Omit the pictures and print exactly the lines of the listing below, starting at the first and ending at the line containing "(1226,10) -- (1226,1330);".

(SUPPLIED INFORMATION):

○ ○ ○ ○ ○ ○ ○

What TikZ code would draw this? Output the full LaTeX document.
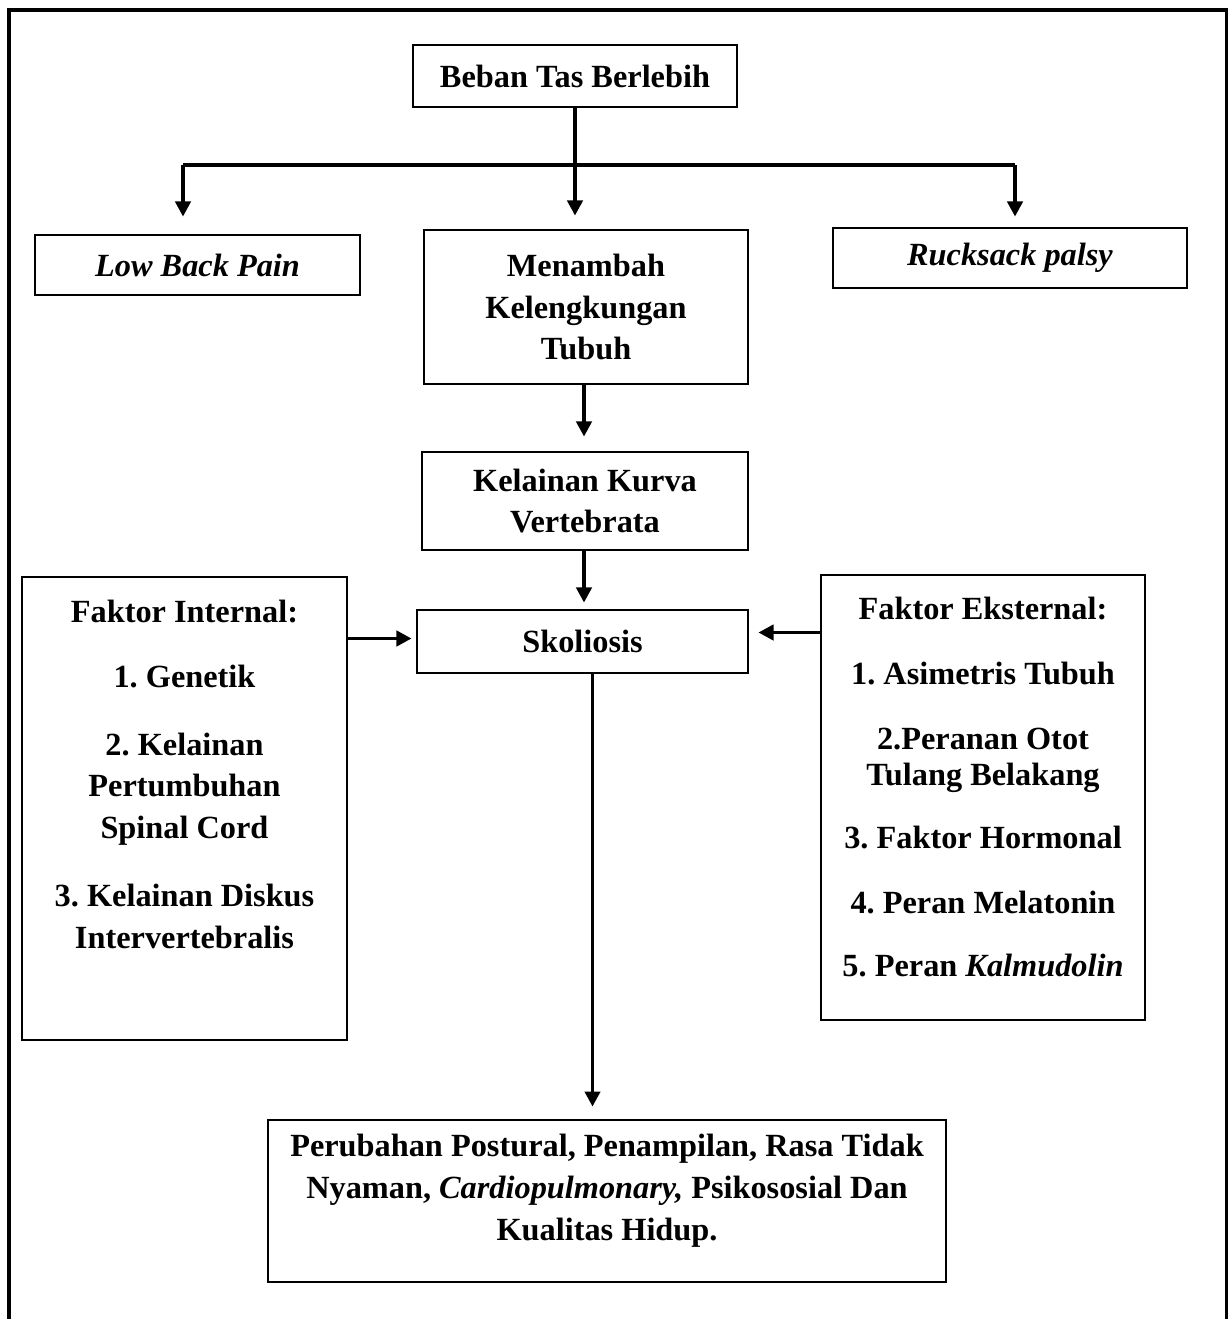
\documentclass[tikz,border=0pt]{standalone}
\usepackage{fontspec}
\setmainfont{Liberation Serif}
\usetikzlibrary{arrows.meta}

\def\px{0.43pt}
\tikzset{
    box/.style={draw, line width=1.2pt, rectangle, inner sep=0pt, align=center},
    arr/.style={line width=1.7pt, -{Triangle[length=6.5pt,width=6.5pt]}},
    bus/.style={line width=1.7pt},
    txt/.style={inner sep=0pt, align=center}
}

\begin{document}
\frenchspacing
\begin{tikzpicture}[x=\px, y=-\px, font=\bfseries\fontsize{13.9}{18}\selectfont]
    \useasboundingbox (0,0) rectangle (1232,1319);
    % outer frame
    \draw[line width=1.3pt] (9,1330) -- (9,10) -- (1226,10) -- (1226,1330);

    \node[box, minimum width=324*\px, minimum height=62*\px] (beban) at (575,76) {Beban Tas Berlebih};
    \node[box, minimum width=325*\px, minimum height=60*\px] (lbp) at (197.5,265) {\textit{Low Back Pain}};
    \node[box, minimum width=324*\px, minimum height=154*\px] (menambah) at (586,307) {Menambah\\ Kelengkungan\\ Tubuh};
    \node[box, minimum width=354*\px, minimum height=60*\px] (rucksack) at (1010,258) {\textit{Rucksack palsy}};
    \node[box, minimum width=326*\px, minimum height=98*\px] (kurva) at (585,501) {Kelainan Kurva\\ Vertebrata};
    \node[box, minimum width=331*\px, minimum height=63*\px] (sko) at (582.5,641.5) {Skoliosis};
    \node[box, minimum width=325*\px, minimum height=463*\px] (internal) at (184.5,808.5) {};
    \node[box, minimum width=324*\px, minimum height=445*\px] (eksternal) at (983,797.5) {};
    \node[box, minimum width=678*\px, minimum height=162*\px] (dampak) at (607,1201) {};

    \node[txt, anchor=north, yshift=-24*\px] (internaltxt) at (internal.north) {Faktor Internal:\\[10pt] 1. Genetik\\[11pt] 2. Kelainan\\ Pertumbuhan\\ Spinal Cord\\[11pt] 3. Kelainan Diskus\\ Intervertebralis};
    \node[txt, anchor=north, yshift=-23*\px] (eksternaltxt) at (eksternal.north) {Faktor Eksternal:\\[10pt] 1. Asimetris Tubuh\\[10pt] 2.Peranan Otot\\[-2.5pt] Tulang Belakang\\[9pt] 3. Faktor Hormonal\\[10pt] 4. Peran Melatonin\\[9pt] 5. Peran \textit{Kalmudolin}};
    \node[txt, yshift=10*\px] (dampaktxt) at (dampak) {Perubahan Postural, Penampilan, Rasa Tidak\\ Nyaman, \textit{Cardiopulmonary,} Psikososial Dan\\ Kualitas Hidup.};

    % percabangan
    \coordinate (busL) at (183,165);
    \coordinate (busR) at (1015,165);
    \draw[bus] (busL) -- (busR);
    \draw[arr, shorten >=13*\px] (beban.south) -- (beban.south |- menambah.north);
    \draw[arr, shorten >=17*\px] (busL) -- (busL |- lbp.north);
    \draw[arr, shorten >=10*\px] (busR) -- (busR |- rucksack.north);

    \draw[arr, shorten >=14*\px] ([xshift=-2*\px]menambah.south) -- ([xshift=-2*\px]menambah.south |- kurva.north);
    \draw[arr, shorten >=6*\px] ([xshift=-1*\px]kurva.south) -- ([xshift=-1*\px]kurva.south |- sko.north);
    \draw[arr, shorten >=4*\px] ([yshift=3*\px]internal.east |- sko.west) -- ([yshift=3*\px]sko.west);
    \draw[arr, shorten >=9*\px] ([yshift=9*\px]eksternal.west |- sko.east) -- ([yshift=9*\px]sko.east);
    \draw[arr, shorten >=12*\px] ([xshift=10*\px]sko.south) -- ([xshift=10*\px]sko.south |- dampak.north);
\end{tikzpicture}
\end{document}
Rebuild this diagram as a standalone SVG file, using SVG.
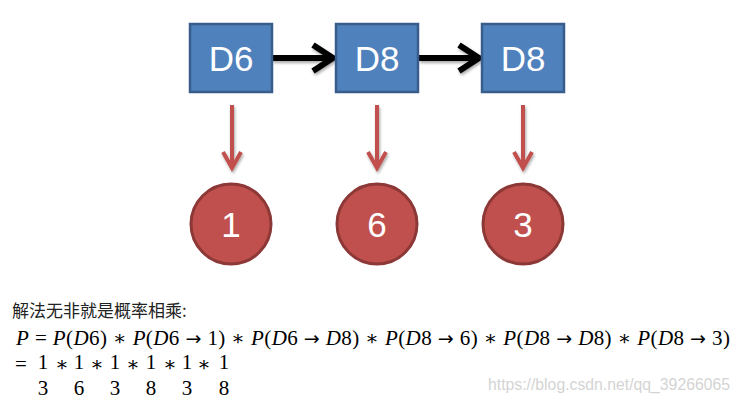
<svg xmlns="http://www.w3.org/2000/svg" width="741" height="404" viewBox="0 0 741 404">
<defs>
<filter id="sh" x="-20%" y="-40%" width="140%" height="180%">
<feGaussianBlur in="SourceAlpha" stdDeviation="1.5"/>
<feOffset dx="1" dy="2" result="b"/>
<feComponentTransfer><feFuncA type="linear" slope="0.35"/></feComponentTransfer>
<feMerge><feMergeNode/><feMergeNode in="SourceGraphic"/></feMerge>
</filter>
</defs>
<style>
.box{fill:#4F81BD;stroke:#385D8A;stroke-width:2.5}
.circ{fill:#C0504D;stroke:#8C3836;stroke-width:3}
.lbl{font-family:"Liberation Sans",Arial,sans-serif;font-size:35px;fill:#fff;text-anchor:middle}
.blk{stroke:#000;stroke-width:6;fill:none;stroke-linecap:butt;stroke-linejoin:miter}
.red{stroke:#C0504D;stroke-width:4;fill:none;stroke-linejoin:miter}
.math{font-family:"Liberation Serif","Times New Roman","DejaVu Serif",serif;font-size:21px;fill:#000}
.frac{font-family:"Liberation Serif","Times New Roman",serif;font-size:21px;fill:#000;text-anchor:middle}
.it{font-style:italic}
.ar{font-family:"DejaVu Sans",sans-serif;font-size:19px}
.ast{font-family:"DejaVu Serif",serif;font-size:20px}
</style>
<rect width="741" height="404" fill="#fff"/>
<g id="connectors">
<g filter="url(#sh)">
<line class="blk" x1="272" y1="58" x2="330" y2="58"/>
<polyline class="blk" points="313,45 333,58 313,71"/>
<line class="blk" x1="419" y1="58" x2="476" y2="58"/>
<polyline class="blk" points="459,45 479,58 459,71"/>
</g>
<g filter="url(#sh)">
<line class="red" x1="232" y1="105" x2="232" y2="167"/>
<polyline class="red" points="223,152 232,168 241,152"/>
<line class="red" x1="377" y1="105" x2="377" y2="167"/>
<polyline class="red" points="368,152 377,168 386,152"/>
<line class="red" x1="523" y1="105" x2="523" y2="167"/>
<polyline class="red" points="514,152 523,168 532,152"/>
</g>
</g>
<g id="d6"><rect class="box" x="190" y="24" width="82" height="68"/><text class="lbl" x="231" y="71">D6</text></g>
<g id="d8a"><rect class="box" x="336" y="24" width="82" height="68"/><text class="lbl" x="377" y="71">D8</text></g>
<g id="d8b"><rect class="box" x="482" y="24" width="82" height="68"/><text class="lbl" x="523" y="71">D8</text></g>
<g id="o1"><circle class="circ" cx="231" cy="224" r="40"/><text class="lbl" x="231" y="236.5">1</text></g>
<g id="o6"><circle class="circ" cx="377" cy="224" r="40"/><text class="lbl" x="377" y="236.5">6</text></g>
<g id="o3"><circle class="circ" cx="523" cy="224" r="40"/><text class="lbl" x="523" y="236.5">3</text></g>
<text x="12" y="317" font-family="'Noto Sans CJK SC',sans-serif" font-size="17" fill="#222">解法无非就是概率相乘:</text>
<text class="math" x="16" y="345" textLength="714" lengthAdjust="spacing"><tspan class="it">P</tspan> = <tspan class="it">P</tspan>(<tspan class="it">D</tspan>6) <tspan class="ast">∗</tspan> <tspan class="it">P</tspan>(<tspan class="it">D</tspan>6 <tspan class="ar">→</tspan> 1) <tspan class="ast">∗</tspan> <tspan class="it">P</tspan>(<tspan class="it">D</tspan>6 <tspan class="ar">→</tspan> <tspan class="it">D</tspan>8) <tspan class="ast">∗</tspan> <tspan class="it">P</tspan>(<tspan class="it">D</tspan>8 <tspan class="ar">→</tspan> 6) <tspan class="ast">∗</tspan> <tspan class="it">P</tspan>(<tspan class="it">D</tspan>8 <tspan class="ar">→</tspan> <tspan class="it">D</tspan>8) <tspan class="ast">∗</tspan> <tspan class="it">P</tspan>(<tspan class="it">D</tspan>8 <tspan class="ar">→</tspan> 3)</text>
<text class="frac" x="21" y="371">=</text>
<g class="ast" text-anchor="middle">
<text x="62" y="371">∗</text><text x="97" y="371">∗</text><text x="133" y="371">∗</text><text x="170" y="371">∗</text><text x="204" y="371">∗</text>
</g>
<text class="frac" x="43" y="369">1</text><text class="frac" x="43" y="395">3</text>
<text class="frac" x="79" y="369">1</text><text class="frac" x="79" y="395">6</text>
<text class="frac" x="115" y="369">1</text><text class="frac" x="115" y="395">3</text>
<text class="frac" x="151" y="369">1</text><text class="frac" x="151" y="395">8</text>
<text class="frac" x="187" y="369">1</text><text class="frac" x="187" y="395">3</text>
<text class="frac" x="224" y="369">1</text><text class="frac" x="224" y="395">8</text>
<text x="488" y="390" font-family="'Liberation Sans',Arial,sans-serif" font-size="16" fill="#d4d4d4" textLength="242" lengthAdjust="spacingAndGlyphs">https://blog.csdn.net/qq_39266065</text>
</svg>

○ ○ ○ ○ ○ ○ ○

(REPLY TO THE EXERCISE):
What TikZ code would draw this? Output the full LaTeX document.
\documentclass[tikz,border=0pt]{standalone}
\usepackage{fontspec}
\setmainfont{Liberation Serif}
\usetikzlibrary{arrows.meta}

\def\px{0.43pt}
\tikzset{
    box/.style={draw, line width=1.2pt, rectangle, inner sep=0pt, align=center},
    arr/.style={line width=1.7pt, -{Triangle[length=6.5pt,width=6.5pt]}},
    bus/.style={line width=1.7pt},
    txt/.style={inner sep=0pt, align=center}
}

\begin{document}
\frenchspacing
\begin{tikzpicture}[x=\px, y=-\px, font=\bfseries\fontsize{13.9}{18}\selectfont]
    \useasboundingbox (0,0) rectangle (1232,1319);
    % outer frame
    \draw[line width=1.3pt] (9,1330) -- (9,10) -- (1226,10) -- (1226,1330);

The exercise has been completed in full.